SEOUL -- Passive daytime radiative cooling has been developed to enhance solar reflectivity and emissivity in the long-wavelength infrared region, but sustainable materials for radiative cooling have not been sufficiently investigated.
A team of researchers from the state-run Korea Research Institute of Chemical Technology (KRICT), Chung-Ang University in Seoul, and the University of California, Irvine, has developed an eco-friendly polymer structure for effective radiative cooling via thermally induced phase separation, using polylactic acid (PLA), a biodegradable thermoplastic polyester.
The hierarchically porous PLA realized high-performance passive radiative cooling without a silver coating for solar reflection, cooling as much as 9 degrees Celsius below the ambient temperature, the team said in a paper published on the website of ACS Sustainable Chemistry & Engineering, a peer-reviewed scientific journal.
"This cooling effect is the highest among all organic-based passive radiation cooling emitters reported so far," the team said. "The present work provides an ideal passive radiative cooling strategy for creating environmentally friendly buildings with reduced energy consumption."
KRICT described the porous PLA as an eco-friendly zero-energy cooling material that can be cooled like an air conditioner without using additional energy, reflect more than 95 percent of sunlight, and cool the surface of an object by heat radiation even under direct sunlight.
The cooling material can contribute to efficient heat management without energy use and can be applied to buildings, automobiles, and solar cells, the state research body said. "With this technology development, we will be able to preoccupy core technologies for energy reduction and efficient thermal management through active cooperation with companies related to materials and energy devices," KRICT head Yi Mi-hye said in a statement on July 14.
A subsequent study on scale-up techniques for mass synthesis and large-area coating is needed for commercialization that could create an economic ripple effect by replacing white paint, KRICT said.

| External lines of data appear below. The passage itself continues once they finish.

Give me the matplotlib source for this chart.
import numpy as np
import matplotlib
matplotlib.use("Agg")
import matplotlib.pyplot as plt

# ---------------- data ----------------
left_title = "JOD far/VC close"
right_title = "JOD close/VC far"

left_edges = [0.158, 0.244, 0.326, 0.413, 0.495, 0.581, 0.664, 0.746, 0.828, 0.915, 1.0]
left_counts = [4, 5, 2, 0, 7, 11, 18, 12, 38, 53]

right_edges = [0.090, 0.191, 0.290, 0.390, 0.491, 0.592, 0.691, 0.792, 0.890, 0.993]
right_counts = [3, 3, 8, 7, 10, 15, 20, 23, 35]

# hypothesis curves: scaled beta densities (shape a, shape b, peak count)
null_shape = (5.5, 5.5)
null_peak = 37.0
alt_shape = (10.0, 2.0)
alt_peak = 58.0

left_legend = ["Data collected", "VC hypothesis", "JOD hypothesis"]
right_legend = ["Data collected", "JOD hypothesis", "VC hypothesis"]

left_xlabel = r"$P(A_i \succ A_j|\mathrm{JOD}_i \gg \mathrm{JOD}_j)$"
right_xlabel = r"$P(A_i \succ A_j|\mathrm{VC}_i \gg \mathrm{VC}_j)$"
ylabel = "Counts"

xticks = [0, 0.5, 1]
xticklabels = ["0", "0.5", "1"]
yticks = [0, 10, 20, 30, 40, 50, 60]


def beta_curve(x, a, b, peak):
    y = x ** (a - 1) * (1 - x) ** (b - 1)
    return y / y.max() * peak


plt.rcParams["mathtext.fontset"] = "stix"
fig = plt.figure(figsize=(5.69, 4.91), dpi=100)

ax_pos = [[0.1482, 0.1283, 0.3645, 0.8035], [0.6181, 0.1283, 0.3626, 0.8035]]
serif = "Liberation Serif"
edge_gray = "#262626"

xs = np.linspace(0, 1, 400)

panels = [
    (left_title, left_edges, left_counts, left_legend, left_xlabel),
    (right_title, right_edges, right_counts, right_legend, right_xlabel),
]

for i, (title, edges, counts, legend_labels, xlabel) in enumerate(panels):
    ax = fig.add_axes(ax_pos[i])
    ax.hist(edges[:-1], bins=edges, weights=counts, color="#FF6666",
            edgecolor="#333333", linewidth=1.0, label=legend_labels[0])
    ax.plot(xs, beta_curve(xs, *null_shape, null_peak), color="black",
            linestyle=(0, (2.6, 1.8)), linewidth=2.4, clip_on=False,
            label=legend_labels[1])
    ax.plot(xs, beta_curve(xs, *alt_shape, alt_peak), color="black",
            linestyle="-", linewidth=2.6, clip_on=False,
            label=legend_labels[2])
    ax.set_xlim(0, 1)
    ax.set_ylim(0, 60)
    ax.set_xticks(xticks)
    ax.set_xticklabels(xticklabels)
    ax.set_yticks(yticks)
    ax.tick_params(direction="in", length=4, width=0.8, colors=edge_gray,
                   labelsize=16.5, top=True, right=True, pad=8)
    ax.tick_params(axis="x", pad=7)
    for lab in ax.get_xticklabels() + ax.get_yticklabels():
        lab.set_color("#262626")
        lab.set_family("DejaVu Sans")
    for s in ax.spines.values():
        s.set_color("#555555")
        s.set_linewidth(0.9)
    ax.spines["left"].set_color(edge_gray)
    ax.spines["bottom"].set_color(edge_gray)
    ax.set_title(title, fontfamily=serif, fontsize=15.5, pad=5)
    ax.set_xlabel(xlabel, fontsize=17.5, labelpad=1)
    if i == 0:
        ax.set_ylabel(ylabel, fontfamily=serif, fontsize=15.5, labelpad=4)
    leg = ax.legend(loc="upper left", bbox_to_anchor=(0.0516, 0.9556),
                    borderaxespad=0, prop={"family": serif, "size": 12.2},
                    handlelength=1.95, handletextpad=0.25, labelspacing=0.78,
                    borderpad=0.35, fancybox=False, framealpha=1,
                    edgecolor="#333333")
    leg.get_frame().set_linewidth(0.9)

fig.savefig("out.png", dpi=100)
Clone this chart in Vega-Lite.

Materials that introduced structures for heat dissipation on aluminum or silver substrates were expensive, vulnerable to impact, and difficult to apply to actual buildings. KRICT said that researchers have designed a hierarchical pore structure in PLA without a separate reflective layer substrate to develop an excellent radiation cooling material. The material applied to a building with an area of about 100 square meters for simulation was able to reduce power consumption by up to 8.6 percent per year.